Ok, so I am officially starting the 30 days of prompts.  Prompt #1 was to post a picture of something I ate today...or, in this scenario, something I ate yesterday.  That is the world's stupidest prompt and since facebook is already swamped in food selfies, I refuse.  Also, I ate very little yesterday and have pictures of none of it.  So I shall instead write about...

Day 1 [as suggested by Kara]: my most poignant/evocative smell

I've never really considered my sense of smell to be terribly keen, to be honest.  But I can tell you that there were two smells that instantly came to mind when Kara gave me this prompt, and they both come from my grandparents' old place in New Mexico.

The first is the smell of my grandma's food room.  Imagine a dark, mysterious room out in the barn that you've only ever been inside a few times.  In my memory it was lit with a single low-wattage bulb, giving me only partial view of lines and lines of jars from ceiling to floor.  Those jars held magical things like canned peaches and pears and cherries and surely many many others though I have no idea, now, precisely what.  We lived in New Mexico, but that room was always cool, no matter how hot it was.  I'm realizing now, thinking back on it, that she must have packed oodles of insulation on the walls, which would explain why I remember the door being so thick, like the door to a vault.  Somehow it smelled cool in there.  I don't know how.  But it was the smell of cool, just ever so slightly damp soil, mixed with glass, and a hint of dust.  As a child it was purely exciting to me, signaling my presence in a room as mysterious and promising as Lucy's wardrobe must have felt.  Now that I'm an adult, I still get that same feeling of expectant excitement, as though I can find a treasure if I explore long enough, but I also feel utterly comforted and at home.  I judge all food rooms based on the presence or lack of that smell.  My mom's food room in Union has it.  The last time I was in my aunt Marge's it also had it.  Those are the only other places I have found it.  But it makes them two of my favorite places in the world.

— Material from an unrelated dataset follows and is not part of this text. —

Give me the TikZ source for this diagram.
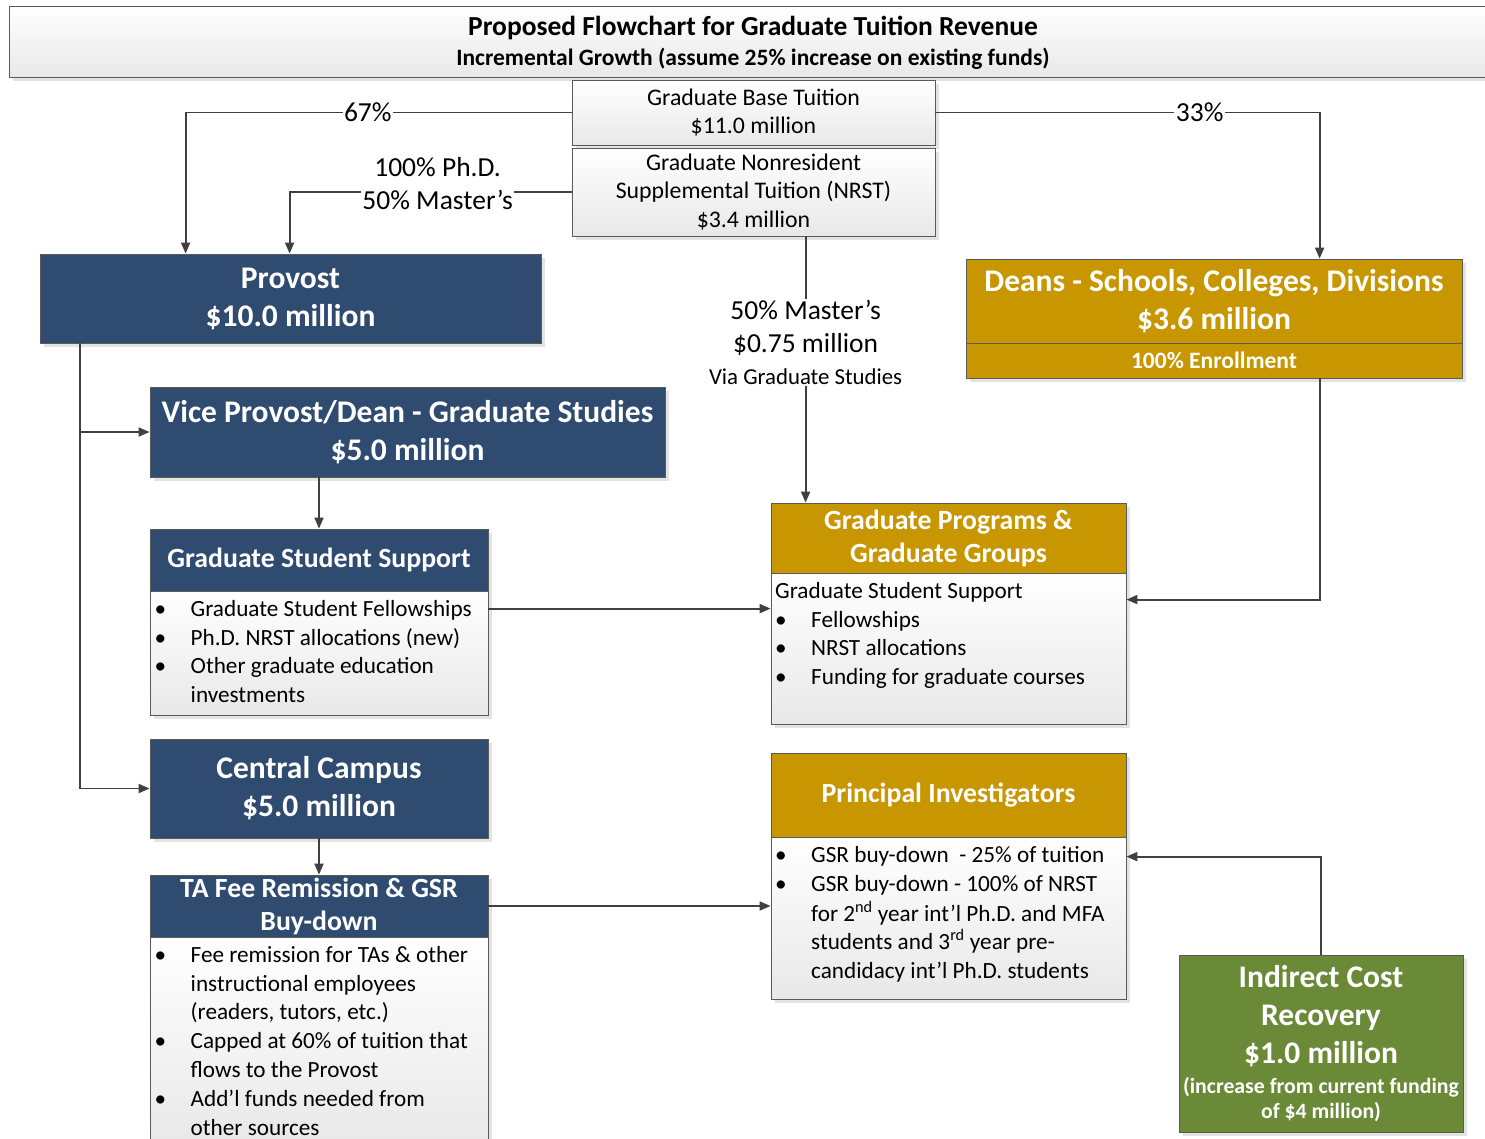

As for the second smell...let me tell you a story.  Perhaps the most revolting of all of my habits as a wee toddler was the intense joy I had in sucking on my grandpa's watch.  Mind you, my grandfather's primary business, as I remember it, was selling bolts and nuts, and his spare time was devoted to manly tasks like clearing land or simply washing his hands with grease and machine oil.  Thus, his watch was absolutely caked in years of collected oil, dirt, and other grime.  Sitting on his lap and sucking on that disgusting watch I apparently absorbed, all unknowing, the scent of machine oil straight into my amygdala where it lurked in secret till last year, when Caleb bought his CnC mill.  He put it in his garage, where it sat for a day or two seeping the smell of machine oil into the entire room.  I opened the door and it was as though I was walking into a hug from my grandpa.  I literally stood in the doorway inhaling deep breaths for minutes.  It smells a little bit like gasoline mixed with dirt.

Thusfar, those are the two smells that have had the most profound visceral effect on my memory.  Interesting that they both are related to my grandparents, and I described both as reminding me of dirt.  I don't know what that means.